Wednesday, October 28, 2009

Unthink Pink

Before I begin, I do have to fully disclose that I own one item of pink-colored athletic apparel that my now-husband bought me to secure my attendance at the Bears vs. Packers game on New Year's Eve 2007. It obviously worked.


Indeed, my dear husband fell prey to the gods of NFL marketing, whose mantra is, "Make it pink, slap a team logo on it, and brace yourself for the hordes of women who will flock to your store (or Web site) to buy buy buy." Or, I guess in his case, guys who are trying to cultivate their girlfriend's interest in sports to make her feel like she's "part of the team" so she doesn't want to leave the tailgate before the game even starts.

As hypocritical as it may be of me to make fun of pink NFL gear right now, let's take a look at the best of the worst, shall we? (Please note this excludes breast cancer awareness attire, which I think is an excellent cause.)


When would you even wear this? Pink not only completely clashes with the Eagles colors of midnight green, silver and white, but it also is inappropriate for just about every winter holiday -Christmas, Hanukkah, Kwanza and the like. Epic design fail here, folks.

Now I understand where the practice of bra burning came about ... and by golly do I wish they would have thrown this little number in the pile. Not only is the cut completely unflattering, but again, the tie-dyed color combination (or should we say, trifecta of pink doom) is solid proof that hippies and sports just don't mix.


Now let's get serious: What self-respecting woman would wear this watch? Yet another reason to be thankful that wristwatches are being phased out as cell phones take their place as this generation's preferred time piece. Let's just all cross our fingers they won't come out with pink team cases for phones.

Oh wait...
Sigh.


And here we have powder pink beverage coozies, in which I can pretty much guarantee no decent beer ever rests. They bring back memories of the pink bubble gum flavor I'd put into the medicine of the kids in my summer camp cabin so they wouldn't notice exactly what they were choking down. But in this case, I'd imagine these babies get a lot of action with Mike's Hard Lemonade, Bacardi Silver and MGD 64.


And let's not forget that for only $48.00, you too can have a Juicy Couture helmet charm.
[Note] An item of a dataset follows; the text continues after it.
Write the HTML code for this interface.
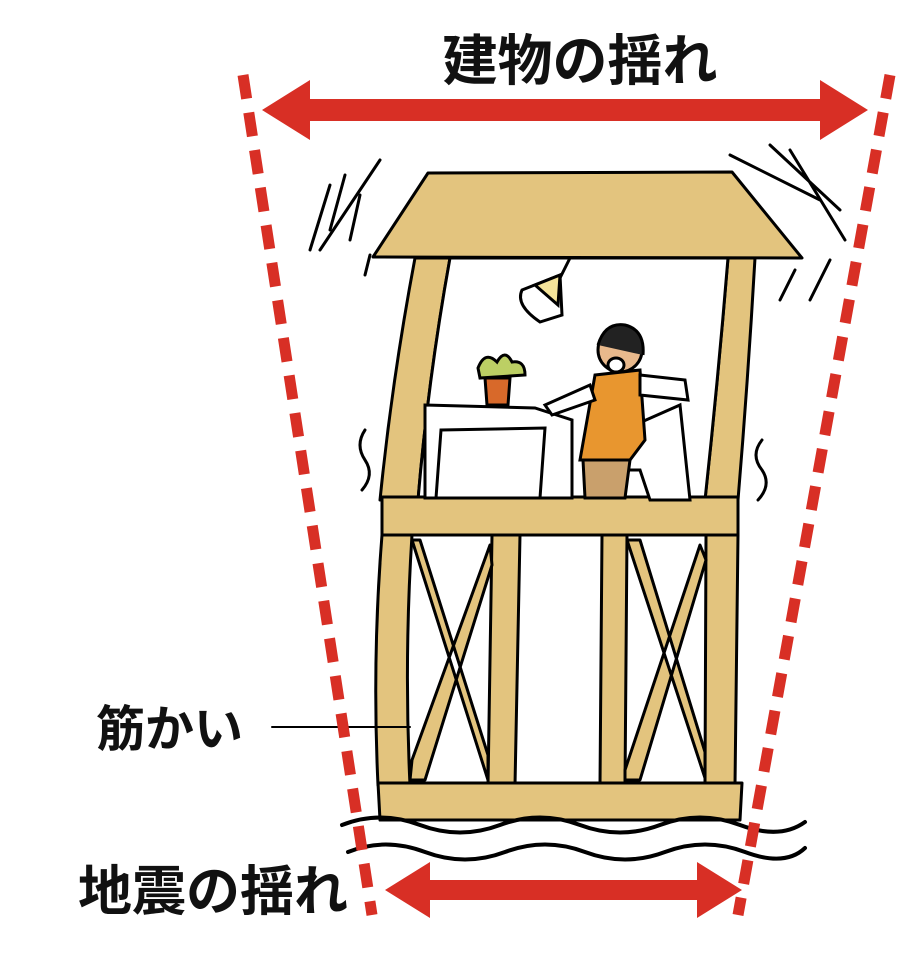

Because no charm bracelet is complete without one.

To be serious here for a second, I enjoy being a girl as much as the next, er, girl. You saw my gameday outfit from last Sunday -- leggings with Ugg boots isn't exactly what I'd call a hardcore superfan look. But I do find the "make it pink" marketing tactic uninventive, lazy and a tad insulting.

In fact, it reminds me being in the back seat of my mother's mini-van waiting for my McDonald's Happy Meal, only to hear the register clerk say, "For a boy or girl?" My nine-year old brain already recognized the injustice of it all: "Well what does it matter if I'm a boy or a girl?" I thought ... because every kid knows the decision should depend on the choice of toy they had in stock.

But with the the swift punch of a cash register button, I was sentenced to another mini Barbie doll in a ballgown, regardless of how cool the Hot Wheels car was that week. This time it's like McDonald's all over again, except now they're giving me the choice of Option A) a large jersey designed for a man's body that I'm swimming in, or Option B) more pink stuff. Which is why I wear my little brother's hand-me-down items from their elementary school days and am completely okay with it.

So for now, I'm sending my little pink Bears hat along to the far-off land of donations so some other sweet guy can pick it up for his unknowing girlfriend at the Goodwill store.